Estas cómodas inferencias son fruto de anacronismos metodológicos que no necesitan más explicación en tiempos de historia conceptual (por cierto, inaugurada y desarrollada por un discípulo de Schmitt, que no es otro que Reinhart Koselleck). Estamos ante un desliz típico de las ciencias sociales y humanas en el que todos hemos caído, bien por ceguera ideológica, bien por falta de estudio y conocimiento de parcelas que nos son ajenas. El deslizamiento desde el derecho formal hacia el derecho material en no pocas disciplinas jurídicas da testimonio de los problemas que genera una mala selección del objeto de estudio. En términos más concretos, Schmitt se ha convertido hoy en un referente teórico de unos y de otros, víctima (quizás) involuntaria de una teología que mezcla pasión por las aventuras personales del autor con intereses académicos que siguen marcando el paso y la vida de universidades públicas que pueden permitírselo. Casi nadie parece percatarse de que su pensamiento y la guerra de conceptos que planteó, brillantísimos estéticamente, pertenecen a un mundo superados por los acontecimientos y el paso del tiempo.
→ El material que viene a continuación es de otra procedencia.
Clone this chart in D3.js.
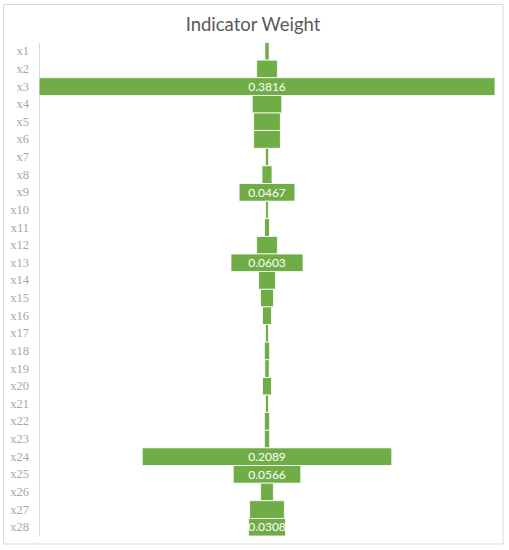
<!DOCTYPE html>
<html>
<head>
<meta charset="utf-8">
<script src="https://cdn.jsdelivr.net/npm/d3@7"></script>
<style>
  body { margin: 0; background: #fff; }
</style>
</head>
<body>
<div id="chart"></div>
<script>
// indicator names and weights
var categories = ['x1', 'x2', 'x3', 'x4', 'x5', 'x6', 'x7', 'x8', 'x9', 'x10',
  'x11', 'x12', 'x13', 'x14', 'x15', 'x16', 'x17', 'x18', 'x19', 'x20',
  'x21', 'x22', 'x23', 'x24', 'x25', 'x26', 'x27', 'x28'];
var weights = [0.0036, 0.0173, 0.3816, 0.0248, 0.0223, 0.0223, 0.0028, 0.0084, 0.0467, 0.0022,
  0.0042, 0.0173, 0.0603, 0.014, 0.0109, 0.0075, 0.0027, 0.0045, 0.0036, 0.0075,
  0.0025, 0.0045, 0.0045, 0.2089, 0.0566, 0.0106, 0.029, 0.0308];
// only these bars carry a value label in the original
var labelled = ['x3', 'x9', 'x13', 'x24', 'x25', 'x28'];

var chart_width = 509;
var chart_height = 550;

var data = categories.map((c, i) => ({ name: c, value: weights[i] }));

var svg = d3.select('#chart')
  .append('svg')
  .attr('width', chart_width)
  .attr('height', chart_height);

// outer chart frame
svg.append('rect')
  .attr('x', 3.5)
  .attr('y', 4.5)
  .attr('width', 499.5)
  .attr('height', 539.5)
  .attr('fill', '#fff')
  .attr('stroke', '#d9d9d9');

svg.append('text')
  .text('Indicator Weight')
  .attr('x', 253)
  .attr('y', 31)
  .attr('text-anchor', 'middle')
  .attr('font-family', 'Lato, sans-serif')
  .attr('font-size', 18.5)
  .attr('fill', '#595959');

// plot area
var plot_left = 39;
var plot_right = 495;
var center = (plot_left + plot_right) / 2;

var y_scale = d3.scaleBand()
  .domain(categories)
  .range([42.5, 536])
  .padding(0);

var w_scale = d3.scaleLinear()
  .domain([0, d3.max(weights)])
  .range([0, plot_right - plot_left]);

// category axis
var y_axis = d3.axisLeft(y_scale).tickSize(0).tickPadding(10);
var axis_g = svg.append('g')
  .attr('transform', 'translate(' + plot_left + ',0)')
  .call(y_axis);
axis_g.attr('font-family', null);
axis_g.select('.domain').attr('stroke', '#d9d9d9');
axis_g.selectAll('text')
  .style('font-family', '"Liberation Serif", "DejaVu Serif", serif')
  .style('font-size', '12.5px')
  .attr('fill', '#a6a6a6');

// funnel bars, centred in the plot area
svg.selectAll('rect.bar')
  .data(data)
  .enter()
  .append('rect')
  .attr('class', 'bar')
  .attr('x', (d) => center - w_scale(d.value) / 2)
  .attr('y', (d) => y_scale(d.name))
  .attr('width', (d) => w_scale(d.value))
  .attr('height', y_scale.bandwidth())
  .attr('fill', '#70ad47')
  .attr('stroke', '#fff')
  .attr('stroke-width', 0.8);

svg.selectAll('text.label')
  .data(data.filter((d) => labelled.includes(d.name)))
  .enter()
  .append('text')
  .attr('class', 'label')
  .text((d) => d.value.toFixed(4))
  .attr('x', center)
  .attr('y', (d) => y_scale(d.name) + y_scale.bandwidth() / 2)
  .attr('dy', '0.35em')
  .attr('text-anchor', 'middle')
  .attr('font-family', 'Lato, sans-serif')
  .attr('font-size', 12)
  .attr('fill', '#fff');
</script>
</body>
</html>
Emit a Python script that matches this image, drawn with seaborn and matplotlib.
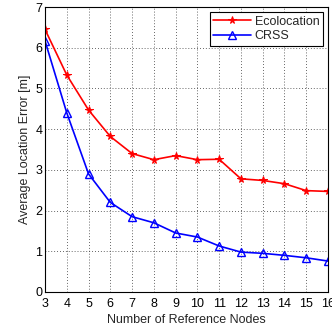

Por ello, esta entrada debe considerarse únicamente como un artefacto literario, sin más pretensión que la de aclarar a un colega el contenido y las tesis de un libro que sigue siendo una buena puerta de entrada a un pensador al que debemos acercarnos con cautela, no por el contenido polémico de su vida y obra, sino porque el presente necesita nuevas categorías para ser correctamente interpretado.
Bibliografía utilizada
Esteve Pardo, J. (2018). El pensamiento antiparlamentario y la formación del Derecho público en Europa. Marcial Pons: Madrid; Fraile, N. (2021); Carl Schmitt, ¿neoliberal autoritario? Un acercamiento a su conferencia “Estado fuerte y economía sana”, El banquete de los Dioses, nº 9, pp. 374 – 405; Heller, H. (2015). Authoritarian Liberalism?, European Law Journal, Vol. 21, nº 3, pp. 295 – 301; Laleff Ilieff, R. (2015). Schmitt y la paradoja del Estado total, Discusiones filosóficas, nº 16, pp. 33 – 47; Miguel Bárcena, J. de y Tajadura Tejada, J. (2022). Kelsen versus Schmitt. Política y derecho en la crisis del constitucionalismo. Guillermo Escolar: Madrid (tercera edición); Miguel Bárcena, J. de (2023). Lo legal y lo legítimo: notas en torno a la relación entre Otto Kirchheimer y Carl Schmitt, Historia constitucional. Revista Electrónica de Historia Constitucional, nº 24, pp. 727 – 766; Neumann, F. (2014). Behemoth. Pensamiento y acción del nacional – socialismo (1933 – 1944). Anthropos: Madrid; Schmitt, C. (2011). Catolicismo romano y forma política. Tecnos: Madrid.